**Task details:** Quote from the first line below through the line that contains "from matplotlib.ticker import NullFormatter", both included, and leave the pictures out.
------ Information provided
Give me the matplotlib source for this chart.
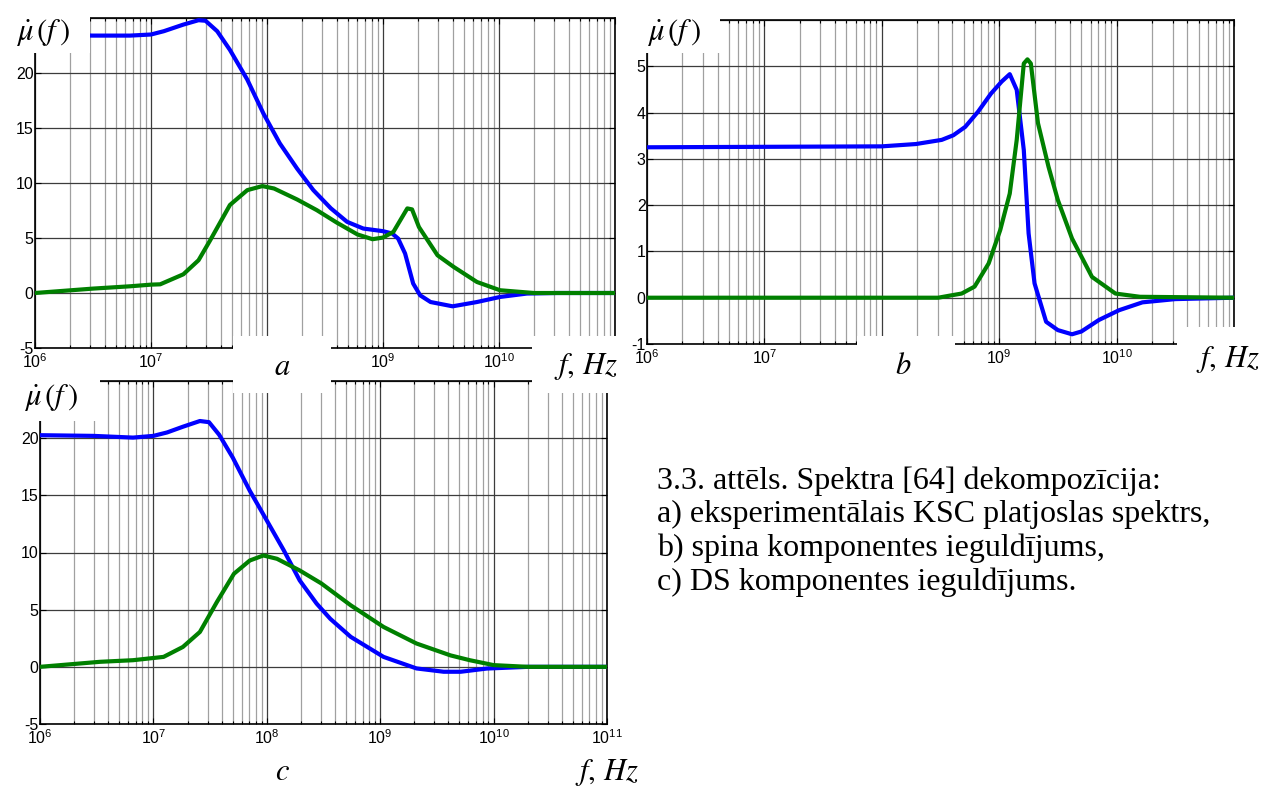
import matplotlib
matplotlib.use('Agg')
import matplotlib.pyplot as plt
from matplotlib.patches import Rectangle
from matplotlib.ticker import NullFormatter

plt.rcParams['font.family'] = ['Liberation Sans', 'DejaVu Sans']
plt.rcParams['axes.unicode_minus'] = False
plt.rcParams['mathtext.fontset'] = 'custom'
plt.rcParams['mathtext.rm'] = 'Liberation Sans'
plt.rcParams['mathtext.it'] = 'Liberation Sans:italic'
plt.rcParams['mathtext.bf'] = 'Liberation Sans:bold'

# a) full spectrum
fa_blue = [1e6, 3.16e6, 6.6e6, 1e7, 1.29e7, 1.9e7, 2.57e7, 2.95e7, 3.72e7, 4.79e7,
           6.76e7, 9.33e7, 1.29e8, 1.82e8, 2.51e8, 3.55e8, 4.9e8, 6.76e8, 1e9, 1.2e9,
           1.35e9, 1.55e9, 1.82e9, 2.09e9, 2.57e9, 3.98e9, 6.46e9, 1.02e10, 1.74e10, 3.16e10, 1e11]
va_blue = [23.5, 23.4, 23.4, 23.5, 23.8, 24.4, 24.8, 24.75, 23.8, 22.1,
           19.4, 16.3, 13.6, 11.3, 9.35, 7.7, 6.47, 5.86, 5.62, 5.41,
           4.95, 3.59, 0.86, -0.21, -0.82, -1.21, -0.82, -0.36, -0.05, 0.0, 0.0]
fa_green = [1e6, 3.16e6, 6.6e6, 1e7, 1.2e7, 1.9e7, 2.57e7, 3.24e7, 4.79e7, 6.76e7,
            9.12e7, 1.15e8, 1.82e8, 2.69e8, 3.98e8, 6.03e8, 8.13e8, 1e9, 1.23e9, 1.62e9,
            1.78e9, 2.04e9, 2.95e9, 4.07e9, 6.46e9, 1.02e10, 2e10, 1e11]
va_green = [0.0, 0.4, 0.61, 0.76, 0.79, 1.7, 2.98, 4.8, 8.0, 9.35,
            9.72, 9.5, 8.5, 7.53, 6.41, 5.32, 4.89, 5.04, 5.56, 7.69,
            7.6, 6.0, 3.43, 2.37, 1.0, 0.25, 0.0, 0.0]

# b) spin component
fb_blue = [1e6, 1e8, 1.95e8, 3.24e8, 4.07e8, 5.13e8, 6.61e8, 8.51e8, 1.05e9, 1.23e9,
           1.41e9, 1.62e9, 1.78e9, 2e9, 2.51e9, 3.16e9, 4.17e9, 5.01e9, 7.08e9, 1.05e10,
           1.66e10, 3.16e10, 1e11]
vb_blue = [3.25, 3.27, 3.32, 3.41, 3.51, 3.69, 4.02, 4.41, 4.67, 4.83,
           4.49, 3.19, 1.39, 0.31, -0.52, -0.70, -0.79, -0.73, -0.48, -0.27,
           -0.10, -0.03, 0.0]
fb_green = [1e6, 3.02e8, 3.89e8, 4.79e8, 6.17e8, 8.13e8, 1.02e9, 1.23e9, 1.41e9, 1.62e9,
            1.74e9, 1.86e9, 2.14e9, 2.63e9, 3.16e9, 4.17e9, 6.17e9, 9.77e9, 1.58e10, 1e11]
vb_green = [0.0, 0.0, 0.05, 0.09, 0.24, 0.74, 1.46, 2.25, 3.41, 5.06,
            5.15, 5.06, 3.77, 2.83, 2.11, 1.28, 0.45, 0.09, 0.02, 0.0]

# c) DS component
fc_blue = [1e6, 2.95e6, 6.61e6, 1e7, 1.32e7, 1.82e7, 2.57e7, 3.09e7, 3.8e7, 5.01e7,
           7.08e7, 1e8, 1.41e8, 1.95e8, 2.75e8, 3.63e8, 5.5e8, 1.07e9, 2.09e9, 3.63e9,
           5.13e9, 8.71e9, 2e10, 1e11]
vc_blue = [20.26, 20.2, 20.05, 20.2, 20.5, 21.0, 21.5, 21.4, 20.3, 18.3,
           15.4, 12.8, 10.2, 7.56, 5.53, 4.2, 2.62, 0.87, -0.14, -0.43,
           -0.43, -0.15, 0.0, 0.0]
fc_green = [1e6, 3.39e6, 6.61e6, 1.23e7, 1.82e7, 2.57e7, 3.63e7, 5.13e7, 7.08e7, 9.33e7,
            1.23e8, 1.95e8, 3.02e8, 5.5e8, 1.07e9, 2.09e9, 4.17e9, 6.17e9, 1e10, 2e10, 1e11]
vc_green = [0.0, 0.44, 0.58, 0.87, 1.74, 3.05, 5.67, 8.14, 9.30, 9.74,
            9.45, 8.43, 7.3, 5.38, 3.49, 2.04, 1.0, 0.58, 0.15, 0.0, 0.0]

# ticks (labels that the pasted-over parts hide are left empty)
x_ticks = [1e6, 1e7, 1e8, 1e9, 1e10, 1e11]
x_labels_a = [r'$10^{6}$', r'$10^{7}$', '', r'$10^{9}$', r'$10^{10}$', '']
x_labels_b = [r'$10^{6}$', r'$10^{7}$', '', r'$10^{9}$', r'$10^{10}$', '']
x_labels_c = [r'$10^{6}$', r'$10^{7}$', r'$10^{8}$', r'$10^{9}$', r'$10^{10}$', r'$10^{11}$']
y_ticks_ac = [-5, 0, 5, 10, 15, 20, 25]
y_labels_ac = ['-5', '0', '5', '10', '15', '20', '']
y_ticks_b = [-1, 0, 1, 2, 3, 4, 5, 6]
y_labels_b = ['-1', '0', '1', '2', '3', '4', '5', '']

caption = ['3.3. attēls. Spektra [64] dekompozīcija:',
           'a) eksperimentālais KSC platjoslas spektrs,',
           'b) spina komponentes ieguldījums,',
           'c) DS komponentes ieguldījums.']

W, H = 1263, 789
fig = plt.figure(figsize=(W / 100, H / 100), dpi=100)


def axes_px(l, t, r, b):
    return fig.add_axes([l / W, 1 - b / H, (r - l) / W, (b - t) / H])


def mask(x0, y0, x1, y1):
    fig.add_artist(Rectangle((x0 / W, 1 - y1 / H), (x1 - x0) / W, (y1 - y0) / H,
                             transform=fig.transFigure, facecolor='white',
                             edgecolor='none', zorder=5))


def label(x, y, s, size=22):
    fig.text(x / W, 1 - y / H, s, fontsize=size, ha='center', va='center',
             math_fontfamily='stix', zorder=6)


def panel(ax, fb, vb, fg, vg, ylim, yticks, ylabels, xlabels):
    ax.plot(fb, vb, color='#0000ff', lw=3, solid_joinstyle='round', zorder=3)
    ax.plot(fg, vg, color='#008000', lw=3, solid_joinstyle='round', zorder=3)
    ax.set_xscale('log')
    ax.set_xlim(1e6, 1e11)
    ax.set_ylim(*ylim)
    ax.set_xticks(x_ticks, labels=xlabels)
    ax.set_yticks(yticks, labels=ylabels)
    ax.xaxis.set_minor_formatter(NullFormatter())
    ax.grid(True, which='major', color='#3c3c3c', lw=0.9)
    ax.grid(True, which='minor', axis='x', color='#a0a0a0', lw=0.9)
    ax.tick_params(which='both', direction='in', top=True, right=True,
                   labelsize=11.5, width=0.8)
    ax.tick_params(axis='x', pad=3)
    ax.tick_params(axis='y', pad=1)
    ax.tick_params(which='major', length=4)
    ax.tick_params(which='minor', length=2.5)
    for sp in ax.spines.values():
        sp.set_linewidth(1.2)


ax_a = axes_px(35, 18, 615, 348)
panel(ax_a, fa_blue, va_blue, fa_green, va_green, (-5, 25), y_ticks_ac, y_labels_ac, x_labels_a)

ax_b = axes_px(647, 20, 1234, 344)
panel(ax_b, fb_blue, vb_blue, fb_green, vb_green, (-1, 6), y_ticks_b, y_labels_b, x_labels_b)

ax_c = axes_px(40, 381, 607, 724)
panel(ax_c, fc_blue, vc_blue, fc_green, vc_green, (-5, 25), y_ticks_ac, y_labels_ac, x_labels_c)

# white patches of the pasted composite
mask(0, 0, 90, 53)
mask(233, 336, 331, 393)
mask(532, 336, 629, 393)
mask(0, 372, 100, 421)
mask(625, 0, 720, 53)
mask(857, 336, 955, 392)
mask(1177, 327, 1263, 392)

mu = r'$\dot{\mu}\,(f\,)$'
label(43, 32, mu, 22)
label(674, 32, mu, 22)
label(51, 398, mu, 22)
label(282, 367, r'$a$')
label(903, 366, r'$b$')
label(282, 772, r'$c$')
label(586, 366, r'$f,\,Hz$')
label(1228, 359, r'$f,\,Hz$')
label(607, 772, r'$f,\,Hz$')

for i, line in enumerate(caption):
    fig.text(657 / W, 1 - (481 + 33.7 * i) / H, line, fontsize=23,
             family='Liberation Serif', ha='left', va='center', zorder=6)

fig.savefig('out.png', dpi=100)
------------
**Solution to this task:**
Give me the matplotlib source for this chart.
import matplotlib
matplotlib.use('Agg')
import matplotlib.pyplot as plt
from matplotlib.patches import Rectangle
from matplotlib.ticker import NullFormatter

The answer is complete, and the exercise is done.